Schrödinger in kedisi öldü mü?
Schrödinger'in Kedisi: Yaşıyor mu, Öldü mü?
Erwin Schrödinger’in o meşhur düşünce deneyi, kuantum mekaniğinin en bilindik ve en kafa karıştırıcı örneklerinden biri. Ama aslında bahsettiği kedi, gerçek bir kedi değil. Bu deneyin asıl amacı, kuantum dünyasındaki belirsizlik ve süperpozisyon kavramlarını, bizim günlük hayatımızdaki mantığımıza uymayan bir şekilde açıklamak. Yani, o kutunun içindeki kedi ne ölmekte ne de yaşamaktadır; aynı anda her iki durumda da bulunur. Ta ki biz o kutuyu açıp bakana kadar!
Kuantum Süperpozisyonu ve Kedi Paradoksu
Deneyde, radyoaktif bir atom, bir Geiger sayacı, bir çekiç ve zehirli bir şişe ile bir kedi kapalı bir kutuya konulur. Atomun bozunma ihtimali %50'dir. Eğer atom bozunursa, Geiger sayacı bunu algılar, çekiç zehirli şişeyi kırar ve kedi ölür. Eğer atom bozunmazsa, hiçbir şey olmaz ve kedi yaşar. Kuantum mekaniğine göre, biz kutuyu açıp gözlem yapana kadar, atom hem bozunmuş hem de bozunmamış durumdadır. Dolayısıyla, kedi de hem ölü hem de diri kabul edilir. Bu "süperpozisyon" hali, gözlem yapıldığında ortadan kalkar ve kedinin belirli bir duruma (ya ölü ya diri) geçmesi sağlanır.
Neden Bu Deney Önemli?
Schrödinger bu deneyi, kuantum mekaniğinin mikroskobik dünyadaki geçerliliğini makroskobik dünyaya taşıdığımızda ortaya çıkan tuhaflıkları göstermek için tasarladı. Günlük hayatta bir nesne ya vardır ya yoktur, ya çalışıyordur ya çalışmıyordur. Ama kuantum dünyasında parçacıklar aynı anda birden fazla durumda bulunabilir. Bu, kuantum bilgisayarlar gibi teknolojilerin temelini oluşturur. Bu bilgisayarlar, klasik bilgisayarların tek bir anda tek bir işlem yapabildiği yerde, süperpozisyon sayesinde aynı anda birçok hesaplama yapabilir. Örneğin, 2023 verilerine göre, süperiletken kübit tabanlı kuantum bilgisayarlar 100'den fazla kübiti kontrol edebilmekte ve belirli karmaşık problemler için klasik bilgisayarlardan kat kat daha hızlı sonuçlar üretebilmektedir.

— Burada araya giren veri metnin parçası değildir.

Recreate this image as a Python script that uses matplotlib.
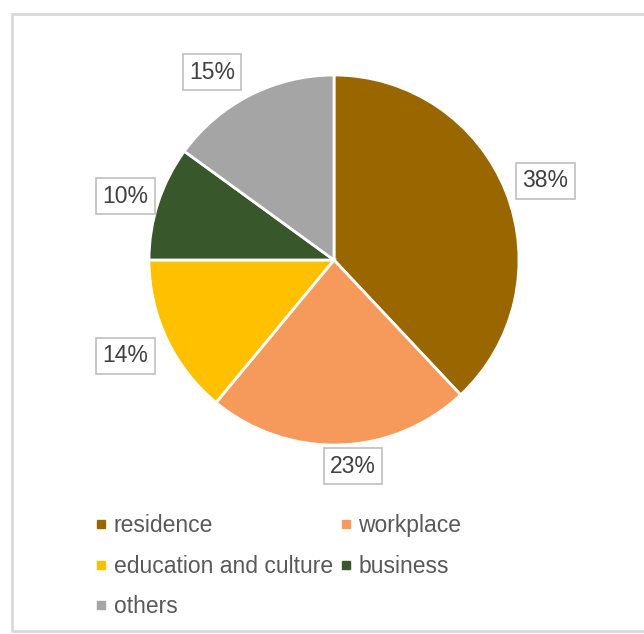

Günlük Hayata Yansımaları ve Yanlış Anlamalar
İnsanlar genellikle bu deneyi, "Acaba benim de hayatımda olup biten şeyler aynı anda birden fazla olasılıkla mı gerçekleşiyor?" gibi düşünebilir. Ancak gerçekte, bu karmaşık kuantum prensipleri bizim makro dünyadaki deneyimlerimizi doğrudan etkilemez. Kuantum etkileri, atom altı parçacıklar gibi çok küçük ölçeklerde belirginleşir. Örneğin, lazer teknolojisi, MRI cihazları ve hatta güneş panellerinin çalışma prensibi doğrudan kuantum mekaniği prensiplerine dayanır.
Eğer siz de bilimsel kavramları merak ediyorsanız, kuantum mekaniği üzerine yazılmış giriş seviyesi kitaplara göz atmanızı öneririm. Özellikle Murray Gell-Mann'ın "The Quark and the Jaguar" gibi eserler, bu tür konuları daha anlaşılır bir dille açıklar. Bu türden düşünce deneyleri, evrenin işleyişini farklı bir perspektiften görmemizi sağlar.